Its rarity on restaurant menus could be linked to its time-consuming preparation, as the soup is classically cooked for 24 hours. Some source its decline in popularity to the disappearance of regional dishes as more commercialized franchises have come to dominate the culinary scene in passing years. Others cite the decline of new generations' appreciation for traditional cuisine. Still, the dish remains alive and well in Owensboro, Kentucky, being served all throughout the year at local barbecue joints in the area as well as remaining a prominent feature at the Kentucky Derby.

Potato soup

Sometimes called cellar soup as the ingredients were stored in a root cellar, potato soup seems to have largely vanished from modern-day menus. Once a commonly seen fare in leaner times, potato soup could be fashioned from affordable, easily stored ingredients like potatoes, onions, carrots, and other root vegetables, made richer by adding milk or cream.

Popular amid the Depression era and during World War II due to rationing, potato soup likely fell off many menus once rationing restrictions were lifted and economic conditions improved, allowing people to experiment with different culinary options. No longer burdened by restricted food choices, Americans regained an interest in meat, which was highly constrained during home-front rationing.

Interestingly, this spud-based soup did make a modest return in the 1980s along with the rise of chain restaurants. Loaded baked potato soup arose when the owners of these larger eateries sought out ways to use up leftover baked potatoes instead of throwing them out.

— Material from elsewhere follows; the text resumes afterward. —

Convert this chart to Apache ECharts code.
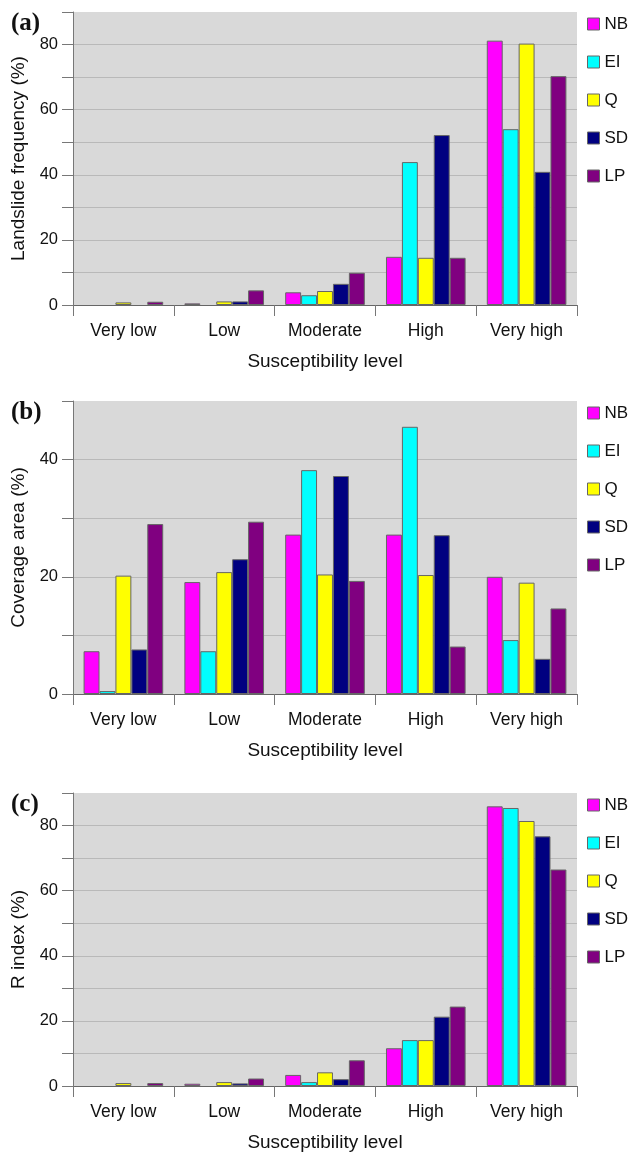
<!DOCTYPE html>
<html>
<head>
<meta charset="utf-8">
<script src="https://cdn.jsdelivr.net/npm/echarts@6/dist/echarts.min.js"></script>
<style>
html,body{margin:0;padding:0;background:#fff;}
#chart{width:632px;height:1154px;}
</style>
</head>
<body>
<div id="chart"></div>
<script>
const categories = ['Very low', 'Low', 'Moderate', 'High', 'Very high'];
const models = ['NB', 'EI', 'Q', 'SD', 'LP'];
const colors = ['#ff00ff', '#00ffff', '#ffff00', '#000080', '#800080'];

// (a) Landslide frequency (%)
const freqNB = [0, 0.5, 3.9, 14.8, 81.2];
const freqEI = [0, 0, 3.0, 43.9, 54.0];
const freqQ  = [0.8, 1.1, 4.3, 14.5, 80.3];
const freqSD = [0, 1.1, 6.5, 52.2, 40.9];
const freqLP = [1.0, 4.5, 9.9, 14.5, 70.3];

// (b) Coverage area (%)
const areaNB = [7.3, 19.1, 27.2, 27.2, 20.0];
const areaEI = [0.5, 7.3, 38.2, 45.6, 9.2];
const areaQ  = [20.2, 20.8, 20.4, 20.3, 19.0];
const areaSD = [7.6, 23.0, 37.2, 27.1, 6.0];
const areaLP = [29.0, 29.4, 19.3, 8.1, 14.6];

// (c) R index (%)
const rNB = [0, 0.7, 3.4, 11.6, 85.9];
const rEI = [0, 0, 1.2, 14.1, 85.4];
const rQ  = [0.9, 1.2, 4.2, 14.1, 81.4];
const rSD = [0, 0.8, 2.1, 21.3, 76.7];
const rLP = [0.9, 2.3, 7.9, 24.4, 66.5];

const panels = [
  { label: '(a)', yName: 'Landslide frequency (%)', max: 90, data: [freqNB, freqEI, freqQ, freqSD, freqLP] },
  { label: '(b)', yName: 'Coverage area (%)', max: 50, data: [areaNB, areaEI, areaQ, areaSD, areaLP] },
  { label: '(c)', yName: 'R index (%)', max: 90, data: [rNB, rEI, rQ, rSD, rLP] }
];

const tops = [12, 401, 793];
const H = 293;
const font = 'Liberation Sans, Arial, sans-serif';
const bg = '#d9d9d9';

const grid = [], xAxis = [], yAxis = [], series = [], legend = [], graphic = [];
panels.forEach((p, i) => {
  grid.push({ left: 73, top: tops[i], width: 504, height: H, show: true, backgroundColor: bg, borderWidth: 0, containLabel: false });
  xAxis.push({
    type: 'category', gridIndex: i, data: categories,
    name: 'Susceptibility level', nameLocation: 'middle', nameGap: 47,
    nameTextStyle: { fontFamily: font, fontSize: 19, color: '#111' },
    axisLine: { lineStyle: { color: '#666', width: 1 } },
    axisTick: { show: true, length: 11, lineStyle: { color: '#777' } },
    axisLabel: { fontFamily: font, fontSize: 17.5, color: '#111', margin: 17 },
    splitLine: { show: false }
  });
  const nLines = p.max / 10 + 1;
  const lineColors = [];
  for (let k = 0; k < nLines; k++) lineColors.push(k === nLines - 1 ? bg : '#b9b9b9');
  yAxis.push({
    type: 'value', gridIndex: i, min: 0, max: p.max, interval: 10,
    name: p.yName, nameLocation: 'middle', nameGap: 43, nameRotate: 90,
    nameTextStyle: { fontFamily: font, fontSize: 19, color: '#111' },
    axisLine: { show: true, lineStyle: { color: '#777', width: 1 } },
    axisTick: { show: true, length: 11, lineStyle: { color: '#777' } },
    axisLabel: { fontFamily: font, fontSize: 16.5, color: '#111', margin: 15,
      formatter: v => (v % 20 === 0 ? String(v) : '') },
    splitLine: { show: true, lineStyle: { color: lineColors, width: 1 } }
  });
  models.forEach((m, j) => {
    series.push({
      type: 'bar', name: m, xAxisIndex: i, yAxisIndex: i,
      data: p.data[j].map(v => (v === 0 ? '-' : v)),
      barGap: '0%', barCategoryGap: '21%',
      itemStyle: { color: colors[j], borderColor: '#666', borderWidth: 1 },
      emphasis: { disabled: true }
    });
  });
  legend.push({
    orient: 'vertical', left: 582, top: tops[i] - 2, data: models,
    icon: 'rect', itemWidth: 12, itemHeight: 12, itemGap: 20,
    itemStyle: { borderColor: '#666', borderWidth: 1 },
    textStyle: { fontFamily: font, fontSize: 17, color: '#111', lineHeight: 18 },
    selectedMode: false
  });
  graphic.push({
    type: 'text', left: 11, top: tops[i] - 1,
    style: { text: p.label, font: 'bold 25px "Liberation Serif", "Times New Roman", serif', fill: '#111' }
  });
});

const chart = echarts.init(document.getElementById('chart'), null, { renderer: 'canvas' });
chart.setOption({
  animation: false,
  backgroundColor: '#fff',
  grid, xAxis, yAxis, series, legend, graphic
});
</script>
</body>
</html>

While the soup has made a few comebacks over the years, it isn't as popular as it previously was. Soup giant Panera doesn't include potato soup as part of its regular menu offerings, having removed its Baked Potato Soup some years ago. While it reintroduced a similar soup in 2024, its Rustic Baked Potato Soup was only offered for a limited time on Panera's in-store menu. Perhaps potato soup will return again, but for now it seems to be a creamy concoction of the past, forgotten by many for the time being.